‘It’s a fantastic time for plesiosaur research,’ they say.
A surprising discovery in Germany. 183 million years ago, a long-necked lizard, a plesiosaur, sank and ended up on the seabed that soon after became continental Europe. Since it was unearthed in 1978 in the south-west of the country, researchers have studied its perfectly preserved skeleton, but they have never been able to identify the species. Until now.
According to the Danish media outlet Videnskab, the result was historic: a species that had never been recorded before, a Plesionectes longicollum. Ida Bonnevier Wallstedt, a palaeontologist at the Natural History Museum of Denmark, says that plesiosaurs ‘were a large group of reptiles that lived in the sea at the same time as the dinosaurs’, approximately 203 million years ago, until the meteorite impact 66 million years ago.
In statements collected by the media, she asserts that ‘they lived in most parts of the world.’ Broadly speaking, she says, they can be divided into two groups: ‘those with short necks and large heads, and those with small heads and long necks.’ The plesionectes longicollum discussed in the new study was of the latter type.

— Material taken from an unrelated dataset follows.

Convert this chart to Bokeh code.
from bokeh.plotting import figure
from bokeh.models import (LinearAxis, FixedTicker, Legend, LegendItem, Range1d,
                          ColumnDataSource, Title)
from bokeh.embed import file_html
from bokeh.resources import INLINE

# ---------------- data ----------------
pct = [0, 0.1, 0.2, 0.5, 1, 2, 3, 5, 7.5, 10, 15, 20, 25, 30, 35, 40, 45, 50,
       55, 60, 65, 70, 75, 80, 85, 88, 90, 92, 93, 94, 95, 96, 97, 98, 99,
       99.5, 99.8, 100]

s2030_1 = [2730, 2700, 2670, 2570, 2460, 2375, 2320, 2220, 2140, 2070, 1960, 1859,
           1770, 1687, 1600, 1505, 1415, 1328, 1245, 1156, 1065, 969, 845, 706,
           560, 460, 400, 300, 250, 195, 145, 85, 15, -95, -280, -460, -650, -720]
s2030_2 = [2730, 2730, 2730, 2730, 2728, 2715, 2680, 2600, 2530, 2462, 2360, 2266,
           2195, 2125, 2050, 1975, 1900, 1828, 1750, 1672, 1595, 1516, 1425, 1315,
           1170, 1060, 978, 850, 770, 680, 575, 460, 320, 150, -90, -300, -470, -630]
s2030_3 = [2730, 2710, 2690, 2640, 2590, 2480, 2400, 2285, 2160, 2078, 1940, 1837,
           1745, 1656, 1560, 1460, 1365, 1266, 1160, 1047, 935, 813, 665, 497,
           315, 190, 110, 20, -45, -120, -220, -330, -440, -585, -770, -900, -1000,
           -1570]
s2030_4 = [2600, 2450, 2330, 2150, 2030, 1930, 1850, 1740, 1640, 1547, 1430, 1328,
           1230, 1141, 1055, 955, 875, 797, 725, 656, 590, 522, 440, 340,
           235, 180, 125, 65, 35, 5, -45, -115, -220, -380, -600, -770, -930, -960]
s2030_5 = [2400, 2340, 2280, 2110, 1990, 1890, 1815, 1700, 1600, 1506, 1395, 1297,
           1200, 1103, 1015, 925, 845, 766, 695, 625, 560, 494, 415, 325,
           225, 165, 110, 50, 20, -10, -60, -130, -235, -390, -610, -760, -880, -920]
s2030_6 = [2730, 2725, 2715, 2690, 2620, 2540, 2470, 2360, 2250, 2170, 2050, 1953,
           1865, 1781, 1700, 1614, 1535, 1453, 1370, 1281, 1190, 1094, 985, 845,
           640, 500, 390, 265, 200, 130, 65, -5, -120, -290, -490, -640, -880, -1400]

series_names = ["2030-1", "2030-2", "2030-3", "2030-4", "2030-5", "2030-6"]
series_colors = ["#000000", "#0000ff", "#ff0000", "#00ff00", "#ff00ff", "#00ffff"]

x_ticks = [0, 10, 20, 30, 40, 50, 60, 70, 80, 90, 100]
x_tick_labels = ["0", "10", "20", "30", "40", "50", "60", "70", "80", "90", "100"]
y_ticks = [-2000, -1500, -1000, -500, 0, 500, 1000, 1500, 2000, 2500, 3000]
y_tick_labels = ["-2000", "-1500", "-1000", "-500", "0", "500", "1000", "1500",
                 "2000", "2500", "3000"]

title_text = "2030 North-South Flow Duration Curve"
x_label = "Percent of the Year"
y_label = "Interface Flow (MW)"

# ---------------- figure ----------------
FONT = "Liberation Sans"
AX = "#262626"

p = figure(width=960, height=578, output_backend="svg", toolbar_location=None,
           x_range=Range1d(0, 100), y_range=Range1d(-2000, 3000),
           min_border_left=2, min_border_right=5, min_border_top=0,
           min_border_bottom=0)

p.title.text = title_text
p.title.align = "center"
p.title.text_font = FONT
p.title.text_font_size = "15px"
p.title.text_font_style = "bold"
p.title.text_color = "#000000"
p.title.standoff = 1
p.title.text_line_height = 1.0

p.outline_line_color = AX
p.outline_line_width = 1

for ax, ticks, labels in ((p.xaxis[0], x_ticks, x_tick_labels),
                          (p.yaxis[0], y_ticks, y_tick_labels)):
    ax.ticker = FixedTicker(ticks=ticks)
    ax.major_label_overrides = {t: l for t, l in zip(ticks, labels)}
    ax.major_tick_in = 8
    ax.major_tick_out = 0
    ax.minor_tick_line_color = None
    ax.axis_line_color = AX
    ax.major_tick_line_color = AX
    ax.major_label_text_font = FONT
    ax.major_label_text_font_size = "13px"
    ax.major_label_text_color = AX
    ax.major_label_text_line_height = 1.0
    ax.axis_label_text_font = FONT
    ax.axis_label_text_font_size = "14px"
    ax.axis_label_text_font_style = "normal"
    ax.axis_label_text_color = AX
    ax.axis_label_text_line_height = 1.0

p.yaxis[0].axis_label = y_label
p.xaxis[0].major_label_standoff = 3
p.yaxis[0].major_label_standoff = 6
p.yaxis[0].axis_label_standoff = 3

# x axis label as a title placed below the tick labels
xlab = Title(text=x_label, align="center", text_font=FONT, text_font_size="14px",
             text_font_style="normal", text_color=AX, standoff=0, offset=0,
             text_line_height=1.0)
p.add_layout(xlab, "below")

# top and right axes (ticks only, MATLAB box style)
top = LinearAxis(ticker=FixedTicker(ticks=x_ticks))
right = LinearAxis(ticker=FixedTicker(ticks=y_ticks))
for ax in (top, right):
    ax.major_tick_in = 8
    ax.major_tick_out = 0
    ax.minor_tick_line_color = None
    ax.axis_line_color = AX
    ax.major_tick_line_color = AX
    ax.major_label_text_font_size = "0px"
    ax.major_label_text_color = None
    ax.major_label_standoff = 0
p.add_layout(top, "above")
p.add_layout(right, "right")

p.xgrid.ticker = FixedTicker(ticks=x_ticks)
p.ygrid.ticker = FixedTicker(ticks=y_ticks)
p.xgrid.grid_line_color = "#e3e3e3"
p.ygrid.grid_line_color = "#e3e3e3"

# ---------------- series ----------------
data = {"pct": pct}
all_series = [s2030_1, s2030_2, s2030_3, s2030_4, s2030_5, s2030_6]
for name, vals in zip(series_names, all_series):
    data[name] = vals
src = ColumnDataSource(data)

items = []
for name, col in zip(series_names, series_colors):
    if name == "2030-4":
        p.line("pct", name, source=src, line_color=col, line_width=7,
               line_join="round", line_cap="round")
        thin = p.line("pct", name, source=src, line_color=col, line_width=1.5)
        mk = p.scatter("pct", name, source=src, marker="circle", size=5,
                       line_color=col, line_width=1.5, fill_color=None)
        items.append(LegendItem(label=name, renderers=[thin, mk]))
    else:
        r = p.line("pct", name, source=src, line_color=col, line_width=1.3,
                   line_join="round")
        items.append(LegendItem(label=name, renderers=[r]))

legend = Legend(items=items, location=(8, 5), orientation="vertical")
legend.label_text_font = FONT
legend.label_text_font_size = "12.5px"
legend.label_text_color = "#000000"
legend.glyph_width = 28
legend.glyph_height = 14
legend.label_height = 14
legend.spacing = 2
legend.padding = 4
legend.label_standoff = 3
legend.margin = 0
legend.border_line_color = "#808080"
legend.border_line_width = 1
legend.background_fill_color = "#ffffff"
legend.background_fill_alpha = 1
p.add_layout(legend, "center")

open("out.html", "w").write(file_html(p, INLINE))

Bonnevier celebrates that ‘it’s a fantastic time for plesiosaur research.’ ‘In recent decades, we’ve really started to look more closely at the soft tissue in fossils: for example, petrified skin,’ he explains. ‘This gives us a completely different view of the life of these animals.’ Likewise, researchers are obtaining new tools to study fossils.
He also notes that the discovery would have been unthinkable ten years ago. Bonnevier believes that plesiosaurs are ‘too overshadowed by dinosaurs.’ ‘Popular culture is beginning to realise how fascinating different marine reptiles were, for example, with mosasaurs in the Jurassic World films,’ he concludes.